• [Problem to work on]:
Return only the stretch of the material below that begins with the line containing "Write the React, TypeScript" and ends with the line containing "Chart.register(...registerables);", exactly; both of those lines belong to it.

Entries with chart source code:
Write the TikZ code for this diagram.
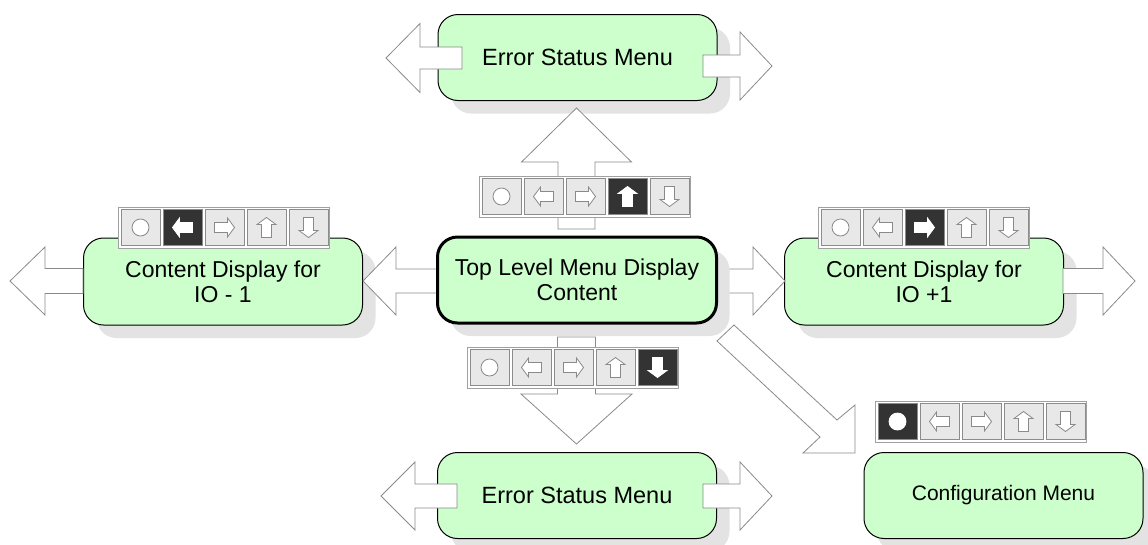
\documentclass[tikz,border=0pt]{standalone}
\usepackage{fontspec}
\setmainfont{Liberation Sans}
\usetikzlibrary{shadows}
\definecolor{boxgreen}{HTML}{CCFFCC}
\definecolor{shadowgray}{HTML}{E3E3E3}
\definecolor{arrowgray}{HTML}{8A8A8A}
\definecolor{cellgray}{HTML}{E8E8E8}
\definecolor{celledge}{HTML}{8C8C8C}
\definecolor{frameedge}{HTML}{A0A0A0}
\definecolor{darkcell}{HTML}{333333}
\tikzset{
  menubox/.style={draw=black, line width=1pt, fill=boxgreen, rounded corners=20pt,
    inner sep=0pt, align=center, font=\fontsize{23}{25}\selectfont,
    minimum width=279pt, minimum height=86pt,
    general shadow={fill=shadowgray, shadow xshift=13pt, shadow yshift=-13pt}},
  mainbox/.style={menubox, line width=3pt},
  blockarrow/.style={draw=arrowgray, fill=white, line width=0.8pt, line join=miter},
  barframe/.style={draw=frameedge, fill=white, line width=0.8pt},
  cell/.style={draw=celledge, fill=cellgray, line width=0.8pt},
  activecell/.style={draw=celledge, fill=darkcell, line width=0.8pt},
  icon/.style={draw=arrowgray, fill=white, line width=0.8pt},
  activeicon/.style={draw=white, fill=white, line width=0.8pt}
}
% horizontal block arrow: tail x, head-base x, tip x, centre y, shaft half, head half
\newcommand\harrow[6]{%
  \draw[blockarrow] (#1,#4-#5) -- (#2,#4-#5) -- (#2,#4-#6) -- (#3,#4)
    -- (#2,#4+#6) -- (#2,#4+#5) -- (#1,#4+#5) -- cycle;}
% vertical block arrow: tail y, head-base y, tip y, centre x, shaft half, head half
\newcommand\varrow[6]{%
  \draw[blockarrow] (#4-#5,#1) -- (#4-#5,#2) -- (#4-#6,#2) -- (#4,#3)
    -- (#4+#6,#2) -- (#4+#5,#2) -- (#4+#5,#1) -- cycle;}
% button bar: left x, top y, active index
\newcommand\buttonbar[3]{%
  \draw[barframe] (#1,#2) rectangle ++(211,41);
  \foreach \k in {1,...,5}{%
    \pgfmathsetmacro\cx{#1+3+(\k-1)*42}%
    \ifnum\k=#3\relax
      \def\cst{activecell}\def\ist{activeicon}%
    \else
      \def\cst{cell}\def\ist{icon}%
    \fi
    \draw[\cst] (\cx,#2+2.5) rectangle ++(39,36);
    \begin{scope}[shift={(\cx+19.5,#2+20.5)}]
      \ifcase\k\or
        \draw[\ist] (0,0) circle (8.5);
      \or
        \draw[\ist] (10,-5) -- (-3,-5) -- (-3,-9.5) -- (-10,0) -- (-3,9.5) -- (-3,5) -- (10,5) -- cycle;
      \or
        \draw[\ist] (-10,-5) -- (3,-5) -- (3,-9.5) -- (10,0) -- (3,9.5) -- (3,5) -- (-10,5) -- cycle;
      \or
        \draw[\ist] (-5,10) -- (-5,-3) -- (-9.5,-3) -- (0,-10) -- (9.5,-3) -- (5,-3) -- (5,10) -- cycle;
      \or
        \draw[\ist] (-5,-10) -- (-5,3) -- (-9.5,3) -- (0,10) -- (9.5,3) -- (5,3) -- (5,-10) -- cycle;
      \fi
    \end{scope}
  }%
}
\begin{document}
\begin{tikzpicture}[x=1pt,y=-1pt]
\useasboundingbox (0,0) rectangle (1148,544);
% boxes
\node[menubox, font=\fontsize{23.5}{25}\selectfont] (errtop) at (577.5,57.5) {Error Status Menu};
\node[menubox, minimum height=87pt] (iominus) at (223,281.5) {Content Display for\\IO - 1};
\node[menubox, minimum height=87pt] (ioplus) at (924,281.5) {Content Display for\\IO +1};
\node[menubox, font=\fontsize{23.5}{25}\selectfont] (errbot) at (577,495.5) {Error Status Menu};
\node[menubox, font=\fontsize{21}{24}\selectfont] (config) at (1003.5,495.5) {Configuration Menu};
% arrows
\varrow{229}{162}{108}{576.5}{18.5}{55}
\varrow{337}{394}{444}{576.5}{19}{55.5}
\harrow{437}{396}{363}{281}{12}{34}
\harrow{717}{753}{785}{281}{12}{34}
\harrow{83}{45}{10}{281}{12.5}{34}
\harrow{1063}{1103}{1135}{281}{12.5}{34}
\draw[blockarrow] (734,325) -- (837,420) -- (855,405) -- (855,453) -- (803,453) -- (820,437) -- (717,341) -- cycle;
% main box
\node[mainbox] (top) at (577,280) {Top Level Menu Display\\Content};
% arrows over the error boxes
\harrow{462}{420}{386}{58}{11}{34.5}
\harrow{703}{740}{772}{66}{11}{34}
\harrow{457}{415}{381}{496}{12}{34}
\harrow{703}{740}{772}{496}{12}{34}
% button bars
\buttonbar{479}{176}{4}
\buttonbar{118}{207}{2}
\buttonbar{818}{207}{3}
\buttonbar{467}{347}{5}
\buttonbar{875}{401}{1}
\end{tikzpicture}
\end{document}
--
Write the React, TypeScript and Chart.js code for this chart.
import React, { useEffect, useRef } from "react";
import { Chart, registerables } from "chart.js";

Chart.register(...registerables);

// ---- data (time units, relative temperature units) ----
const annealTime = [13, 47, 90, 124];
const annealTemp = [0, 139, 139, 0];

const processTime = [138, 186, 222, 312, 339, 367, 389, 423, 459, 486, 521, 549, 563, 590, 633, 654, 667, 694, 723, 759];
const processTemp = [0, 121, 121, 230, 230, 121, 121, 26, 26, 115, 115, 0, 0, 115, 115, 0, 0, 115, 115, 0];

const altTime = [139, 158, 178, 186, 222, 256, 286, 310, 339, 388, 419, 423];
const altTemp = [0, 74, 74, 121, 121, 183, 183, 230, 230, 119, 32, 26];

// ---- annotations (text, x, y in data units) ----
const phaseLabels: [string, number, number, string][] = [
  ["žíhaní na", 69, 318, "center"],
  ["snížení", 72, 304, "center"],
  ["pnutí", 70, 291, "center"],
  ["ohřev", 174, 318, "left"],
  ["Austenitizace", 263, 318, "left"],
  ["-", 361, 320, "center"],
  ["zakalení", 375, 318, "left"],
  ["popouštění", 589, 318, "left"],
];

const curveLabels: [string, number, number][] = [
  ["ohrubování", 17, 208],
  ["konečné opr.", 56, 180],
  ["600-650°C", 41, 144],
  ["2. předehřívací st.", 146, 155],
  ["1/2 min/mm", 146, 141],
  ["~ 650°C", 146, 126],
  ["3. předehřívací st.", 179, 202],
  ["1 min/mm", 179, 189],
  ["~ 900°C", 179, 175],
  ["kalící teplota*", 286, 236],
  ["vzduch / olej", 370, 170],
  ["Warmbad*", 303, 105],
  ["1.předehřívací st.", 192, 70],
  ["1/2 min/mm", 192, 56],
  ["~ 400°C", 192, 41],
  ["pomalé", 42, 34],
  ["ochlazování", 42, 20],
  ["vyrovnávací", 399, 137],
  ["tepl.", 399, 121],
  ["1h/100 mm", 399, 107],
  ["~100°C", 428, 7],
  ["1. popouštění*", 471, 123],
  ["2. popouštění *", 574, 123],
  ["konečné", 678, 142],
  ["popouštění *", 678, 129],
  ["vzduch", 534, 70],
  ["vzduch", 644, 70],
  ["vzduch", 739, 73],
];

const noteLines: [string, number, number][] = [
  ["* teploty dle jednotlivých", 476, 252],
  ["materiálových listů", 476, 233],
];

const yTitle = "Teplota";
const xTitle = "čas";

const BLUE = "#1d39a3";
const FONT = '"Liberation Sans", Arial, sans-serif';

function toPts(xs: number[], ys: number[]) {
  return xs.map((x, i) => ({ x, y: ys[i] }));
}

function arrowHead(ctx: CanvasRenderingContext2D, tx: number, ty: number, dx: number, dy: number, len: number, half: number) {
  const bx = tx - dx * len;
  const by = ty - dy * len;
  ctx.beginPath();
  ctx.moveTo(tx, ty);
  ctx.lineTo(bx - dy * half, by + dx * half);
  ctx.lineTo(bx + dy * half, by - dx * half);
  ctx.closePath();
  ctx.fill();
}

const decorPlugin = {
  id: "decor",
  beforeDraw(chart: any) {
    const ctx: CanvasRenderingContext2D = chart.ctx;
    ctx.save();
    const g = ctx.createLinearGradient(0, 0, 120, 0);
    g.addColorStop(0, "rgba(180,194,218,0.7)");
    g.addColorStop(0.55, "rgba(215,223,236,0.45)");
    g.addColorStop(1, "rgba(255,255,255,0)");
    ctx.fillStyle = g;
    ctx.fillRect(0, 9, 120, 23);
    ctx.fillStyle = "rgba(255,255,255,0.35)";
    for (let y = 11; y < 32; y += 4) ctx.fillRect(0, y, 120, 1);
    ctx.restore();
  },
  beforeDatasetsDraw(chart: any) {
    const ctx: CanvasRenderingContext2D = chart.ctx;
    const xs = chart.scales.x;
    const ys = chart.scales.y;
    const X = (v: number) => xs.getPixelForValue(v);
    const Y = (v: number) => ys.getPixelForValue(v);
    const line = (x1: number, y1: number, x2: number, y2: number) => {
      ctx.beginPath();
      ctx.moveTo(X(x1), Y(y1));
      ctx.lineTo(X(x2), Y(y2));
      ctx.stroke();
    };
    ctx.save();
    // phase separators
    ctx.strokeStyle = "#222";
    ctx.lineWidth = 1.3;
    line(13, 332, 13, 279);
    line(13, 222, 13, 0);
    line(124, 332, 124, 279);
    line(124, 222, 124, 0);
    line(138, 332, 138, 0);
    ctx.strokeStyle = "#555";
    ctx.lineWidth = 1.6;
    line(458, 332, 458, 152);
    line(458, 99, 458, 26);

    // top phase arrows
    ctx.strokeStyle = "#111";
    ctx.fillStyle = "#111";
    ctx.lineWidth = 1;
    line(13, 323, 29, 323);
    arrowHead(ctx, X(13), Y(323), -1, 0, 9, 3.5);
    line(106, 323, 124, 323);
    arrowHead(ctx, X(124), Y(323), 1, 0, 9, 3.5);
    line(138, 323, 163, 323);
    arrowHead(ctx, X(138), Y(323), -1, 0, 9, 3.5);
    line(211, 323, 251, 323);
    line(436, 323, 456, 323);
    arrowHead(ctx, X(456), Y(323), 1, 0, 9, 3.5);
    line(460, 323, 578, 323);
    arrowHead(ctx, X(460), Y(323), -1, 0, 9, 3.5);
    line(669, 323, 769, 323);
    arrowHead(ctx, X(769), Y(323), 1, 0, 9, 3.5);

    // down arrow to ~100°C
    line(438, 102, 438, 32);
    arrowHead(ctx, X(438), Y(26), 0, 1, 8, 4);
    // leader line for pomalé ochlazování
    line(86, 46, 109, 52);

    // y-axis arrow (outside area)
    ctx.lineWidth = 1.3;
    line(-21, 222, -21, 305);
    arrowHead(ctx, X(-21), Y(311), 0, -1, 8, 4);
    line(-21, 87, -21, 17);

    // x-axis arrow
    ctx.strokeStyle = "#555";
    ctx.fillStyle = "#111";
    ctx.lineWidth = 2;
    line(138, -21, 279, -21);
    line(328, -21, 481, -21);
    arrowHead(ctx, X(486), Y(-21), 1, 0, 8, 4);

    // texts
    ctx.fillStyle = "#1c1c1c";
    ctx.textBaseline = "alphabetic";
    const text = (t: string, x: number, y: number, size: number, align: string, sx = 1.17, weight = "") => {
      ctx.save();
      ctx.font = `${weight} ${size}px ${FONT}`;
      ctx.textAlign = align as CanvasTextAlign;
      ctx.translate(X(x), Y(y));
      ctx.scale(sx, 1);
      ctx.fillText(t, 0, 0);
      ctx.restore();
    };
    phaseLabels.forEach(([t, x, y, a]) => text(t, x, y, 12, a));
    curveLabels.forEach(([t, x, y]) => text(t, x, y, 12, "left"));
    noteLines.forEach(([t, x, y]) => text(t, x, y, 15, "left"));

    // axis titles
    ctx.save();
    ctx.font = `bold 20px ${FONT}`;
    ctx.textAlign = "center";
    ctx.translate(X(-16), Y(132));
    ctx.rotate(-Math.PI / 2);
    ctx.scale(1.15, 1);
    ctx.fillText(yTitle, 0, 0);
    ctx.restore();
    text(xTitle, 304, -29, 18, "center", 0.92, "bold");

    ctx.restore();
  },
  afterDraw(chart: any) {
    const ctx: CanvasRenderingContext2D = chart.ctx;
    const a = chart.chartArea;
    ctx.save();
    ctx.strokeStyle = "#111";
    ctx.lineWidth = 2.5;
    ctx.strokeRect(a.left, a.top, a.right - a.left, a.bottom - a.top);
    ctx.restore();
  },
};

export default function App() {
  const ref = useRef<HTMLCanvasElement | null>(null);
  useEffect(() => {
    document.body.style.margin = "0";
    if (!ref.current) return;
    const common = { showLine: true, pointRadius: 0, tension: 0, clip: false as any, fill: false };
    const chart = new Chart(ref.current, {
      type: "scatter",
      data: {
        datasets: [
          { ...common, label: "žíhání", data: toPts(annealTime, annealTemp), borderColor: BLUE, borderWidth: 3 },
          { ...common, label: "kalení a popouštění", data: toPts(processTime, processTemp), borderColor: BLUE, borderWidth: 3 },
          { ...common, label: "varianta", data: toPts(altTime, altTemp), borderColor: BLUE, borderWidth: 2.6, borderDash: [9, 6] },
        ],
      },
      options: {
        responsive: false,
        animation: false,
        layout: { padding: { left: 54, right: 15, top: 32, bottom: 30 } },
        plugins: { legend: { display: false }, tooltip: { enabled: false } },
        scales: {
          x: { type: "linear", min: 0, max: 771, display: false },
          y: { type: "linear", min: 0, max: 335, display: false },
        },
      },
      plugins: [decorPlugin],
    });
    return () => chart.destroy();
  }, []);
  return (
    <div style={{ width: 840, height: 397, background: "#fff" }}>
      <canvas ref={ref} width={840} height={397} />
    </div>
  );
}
...
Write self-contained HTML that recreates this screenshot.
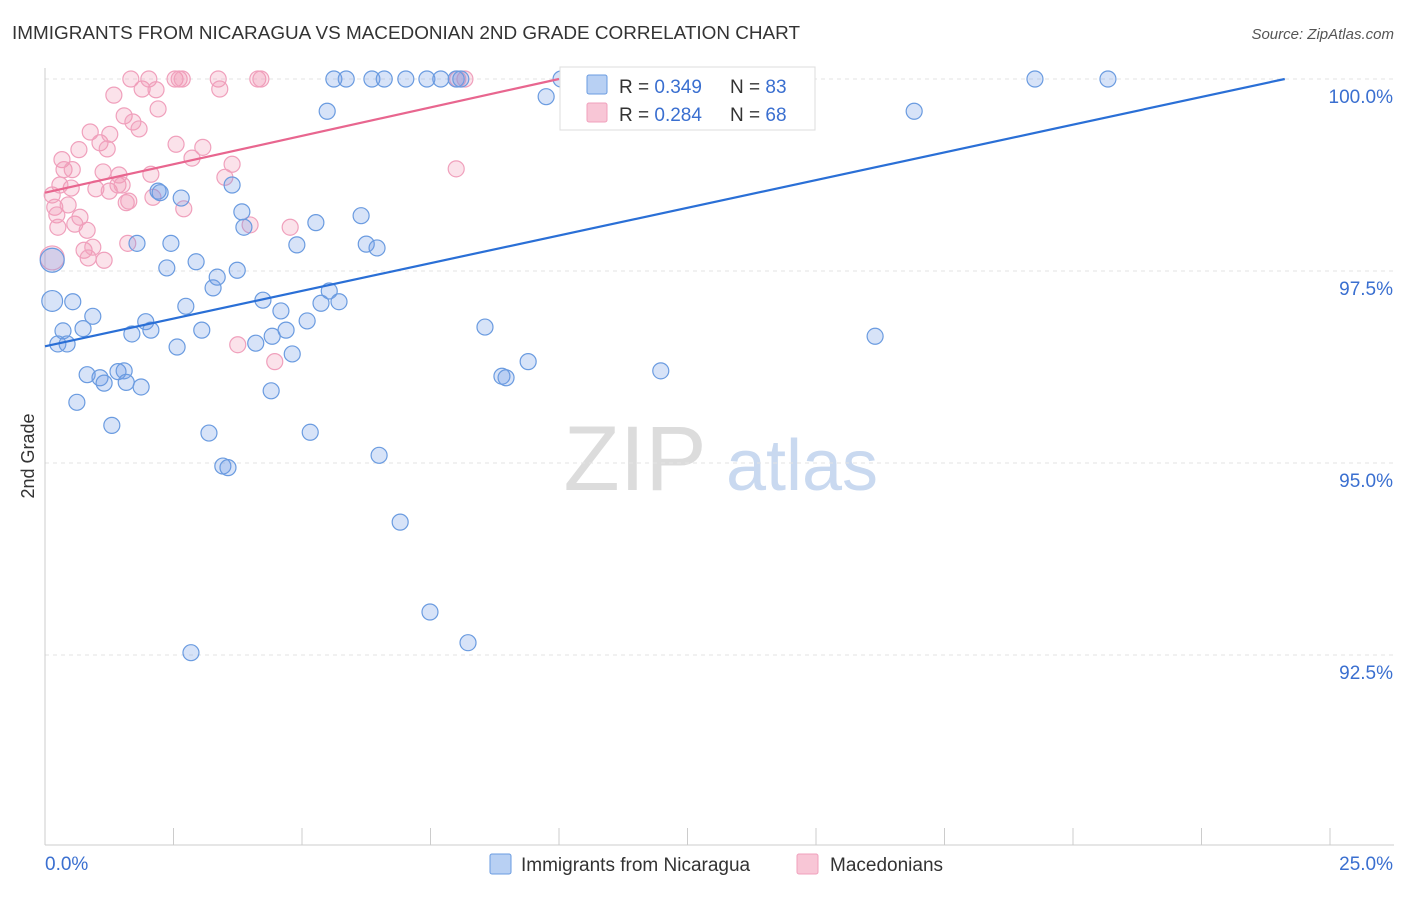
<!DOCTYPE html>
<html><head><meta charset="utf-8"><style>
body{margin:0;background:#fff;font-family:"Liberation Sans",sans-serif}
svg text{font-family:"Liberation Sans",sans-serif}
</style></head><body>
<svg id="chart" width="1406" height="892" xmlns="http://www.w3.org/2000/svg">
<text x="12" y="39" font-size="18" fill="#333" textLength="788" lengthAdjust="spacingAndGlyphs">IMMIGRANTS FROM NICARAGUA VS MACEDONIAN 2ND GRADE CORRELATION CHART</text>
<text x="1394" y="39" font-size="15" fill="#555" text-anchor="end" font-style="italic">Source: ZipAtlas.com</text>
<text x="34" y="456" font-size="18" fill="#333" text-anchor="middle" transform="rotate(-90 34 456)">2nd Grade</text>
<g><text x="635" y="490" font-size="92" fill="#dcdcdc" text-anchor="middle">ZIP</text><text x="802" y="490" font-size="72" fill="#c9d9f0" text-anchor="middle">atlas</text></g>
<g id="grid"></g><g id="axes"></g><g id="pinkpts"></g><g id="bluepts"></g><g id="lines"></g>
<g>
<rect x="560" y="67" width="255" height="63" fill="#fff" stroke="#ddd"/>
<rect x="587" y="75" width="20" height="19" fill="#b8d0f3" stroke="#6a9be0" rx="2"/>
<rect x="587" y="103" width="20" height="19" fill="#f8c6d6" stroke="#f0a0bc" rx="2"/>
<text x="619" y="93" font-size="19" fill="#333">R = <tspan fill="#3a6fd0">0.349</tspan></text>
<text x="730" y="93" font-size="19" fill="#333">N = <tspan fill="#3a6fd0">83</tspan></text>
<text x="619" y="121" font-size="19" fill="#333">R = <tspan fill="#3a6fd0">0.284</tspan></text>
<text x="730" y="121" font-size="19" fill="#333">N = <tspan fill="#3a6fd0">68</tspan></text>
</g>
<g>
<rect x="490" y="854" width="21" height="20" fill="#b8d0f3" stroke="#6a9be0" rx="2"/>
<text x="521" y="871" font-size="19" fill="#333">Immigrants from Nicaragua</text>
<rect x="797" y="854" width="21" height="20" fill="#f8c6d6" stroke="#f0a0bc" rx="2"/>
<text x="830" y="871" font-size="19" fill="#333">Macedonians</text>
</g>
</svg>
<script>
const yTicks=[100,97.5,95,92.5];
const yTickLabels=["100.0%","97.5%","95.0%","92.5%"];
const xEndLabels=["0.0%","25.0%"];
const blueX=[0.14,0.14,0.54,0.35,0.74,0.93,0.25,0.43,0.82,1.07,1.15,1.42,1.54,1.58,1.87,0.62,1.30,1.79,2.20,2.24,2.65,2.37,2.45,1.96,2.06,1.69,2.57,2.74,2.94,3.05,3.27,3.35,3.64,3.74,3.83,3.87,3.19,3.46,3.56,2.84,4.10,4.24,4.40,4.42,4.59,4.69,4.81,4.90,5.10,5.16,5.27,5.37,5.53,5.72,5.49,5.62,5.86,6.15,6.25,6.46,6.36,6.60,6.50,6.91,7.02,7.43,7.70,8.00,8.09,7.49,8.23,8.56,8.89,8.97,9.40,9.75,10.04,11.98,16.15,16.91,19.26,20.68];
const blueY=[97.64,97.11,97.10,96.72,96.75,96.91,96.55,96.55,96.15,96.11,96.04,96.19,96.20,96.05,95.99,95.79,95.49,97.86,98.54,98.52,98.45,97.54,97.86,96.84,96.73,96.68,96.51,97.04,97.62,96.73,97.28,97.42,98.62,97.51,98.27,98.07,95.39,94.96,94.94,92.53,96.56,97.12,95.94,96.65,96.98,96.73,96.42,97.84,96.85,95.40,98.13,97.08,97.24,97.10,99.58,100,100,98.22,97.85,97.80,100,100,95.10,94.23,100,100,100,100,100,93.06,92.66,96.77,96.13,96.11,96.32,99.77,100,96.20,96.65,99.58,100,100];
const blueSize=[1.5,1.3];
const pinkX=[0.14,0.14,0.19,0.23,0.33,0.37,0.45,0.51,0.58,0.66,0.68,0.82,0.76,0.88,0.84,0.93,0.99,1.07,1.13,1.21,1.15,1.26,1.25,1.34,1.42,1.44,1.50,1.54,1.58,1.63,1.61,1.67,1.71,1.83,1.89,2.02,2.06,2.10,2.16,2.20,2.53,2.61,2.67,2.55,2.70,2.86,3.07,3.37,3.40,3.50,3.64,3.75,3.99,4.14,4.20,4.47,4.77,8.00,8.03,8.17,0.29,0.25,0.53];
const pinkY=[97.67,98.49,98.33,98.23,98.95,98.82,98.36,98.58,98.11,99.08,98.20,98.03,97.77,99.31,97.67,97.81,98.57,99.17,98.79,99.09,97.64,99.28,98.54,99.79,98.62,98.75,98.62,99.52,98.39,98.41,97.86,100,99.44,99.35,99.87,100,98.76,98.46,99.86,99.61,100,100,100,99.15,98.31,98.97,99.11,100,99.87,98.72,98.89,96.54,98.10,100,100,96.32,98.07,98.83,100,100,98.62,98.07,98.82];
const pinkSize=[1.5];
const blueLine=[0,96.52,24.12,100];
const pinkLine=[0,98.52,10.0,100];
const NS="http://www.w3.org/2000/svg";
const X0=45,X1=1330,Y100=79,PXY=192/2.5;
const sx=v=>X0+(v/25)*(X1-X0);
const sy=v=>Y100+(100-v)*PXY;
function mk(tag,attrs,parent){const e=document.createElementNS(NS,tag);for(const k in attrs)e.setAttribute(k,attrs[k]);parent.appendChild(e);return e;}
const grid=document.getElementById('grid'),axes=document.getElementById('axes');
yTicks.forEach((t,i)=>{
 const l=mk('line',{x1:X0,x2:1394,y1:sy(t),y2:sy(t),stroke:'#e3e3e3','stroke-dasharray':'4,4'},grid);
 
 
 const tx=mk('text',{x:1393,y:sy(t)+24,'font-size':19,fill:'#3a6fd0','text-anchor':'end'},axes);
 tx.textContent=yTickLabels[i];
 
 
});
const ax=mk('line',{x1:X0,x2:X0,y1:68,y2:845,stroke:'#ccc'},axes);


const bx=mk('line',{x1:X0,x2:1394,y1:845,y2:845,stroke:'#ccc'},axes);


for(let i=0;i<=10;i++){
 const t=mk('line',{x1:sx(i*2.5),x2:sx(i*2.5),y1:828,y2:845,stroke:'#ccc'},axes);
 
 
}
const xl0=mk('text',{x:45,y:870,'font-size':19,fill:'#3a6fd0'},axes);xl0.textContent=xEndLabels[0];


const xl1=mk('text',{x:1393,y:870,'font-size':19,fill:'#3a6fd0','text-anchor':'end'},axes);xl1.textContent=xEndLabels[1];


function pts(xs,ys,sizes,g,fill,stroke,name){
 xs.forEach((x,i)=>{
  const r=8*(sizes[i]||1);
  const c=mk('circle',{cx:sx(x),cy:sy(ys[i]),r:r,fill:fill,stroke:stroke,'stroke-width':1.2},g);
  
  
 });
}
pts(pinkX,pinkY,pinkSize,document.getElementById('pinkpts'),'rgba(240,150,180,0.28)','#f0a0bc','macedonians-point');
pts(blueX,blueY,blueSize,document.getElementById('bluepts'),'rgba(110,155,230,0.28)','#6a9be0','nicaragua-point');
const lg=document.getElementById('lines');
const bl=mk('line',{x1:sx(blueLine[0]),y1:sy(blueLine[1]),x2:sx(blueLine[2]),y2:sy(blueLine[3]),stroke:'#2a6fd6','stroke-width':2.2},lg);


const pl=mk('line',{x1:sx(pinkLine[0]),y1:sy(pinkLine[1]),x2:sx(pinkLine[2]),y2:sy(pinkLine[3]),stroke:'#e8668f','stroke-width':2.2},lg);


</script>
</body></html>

• [Answer in full]:
Write the React, TypeScript and Chart.js code for this chart.
import React, { useEffect, useRef } from "react";
import { Chart, registerables } from "chart.js";

Chart.register(...registerables);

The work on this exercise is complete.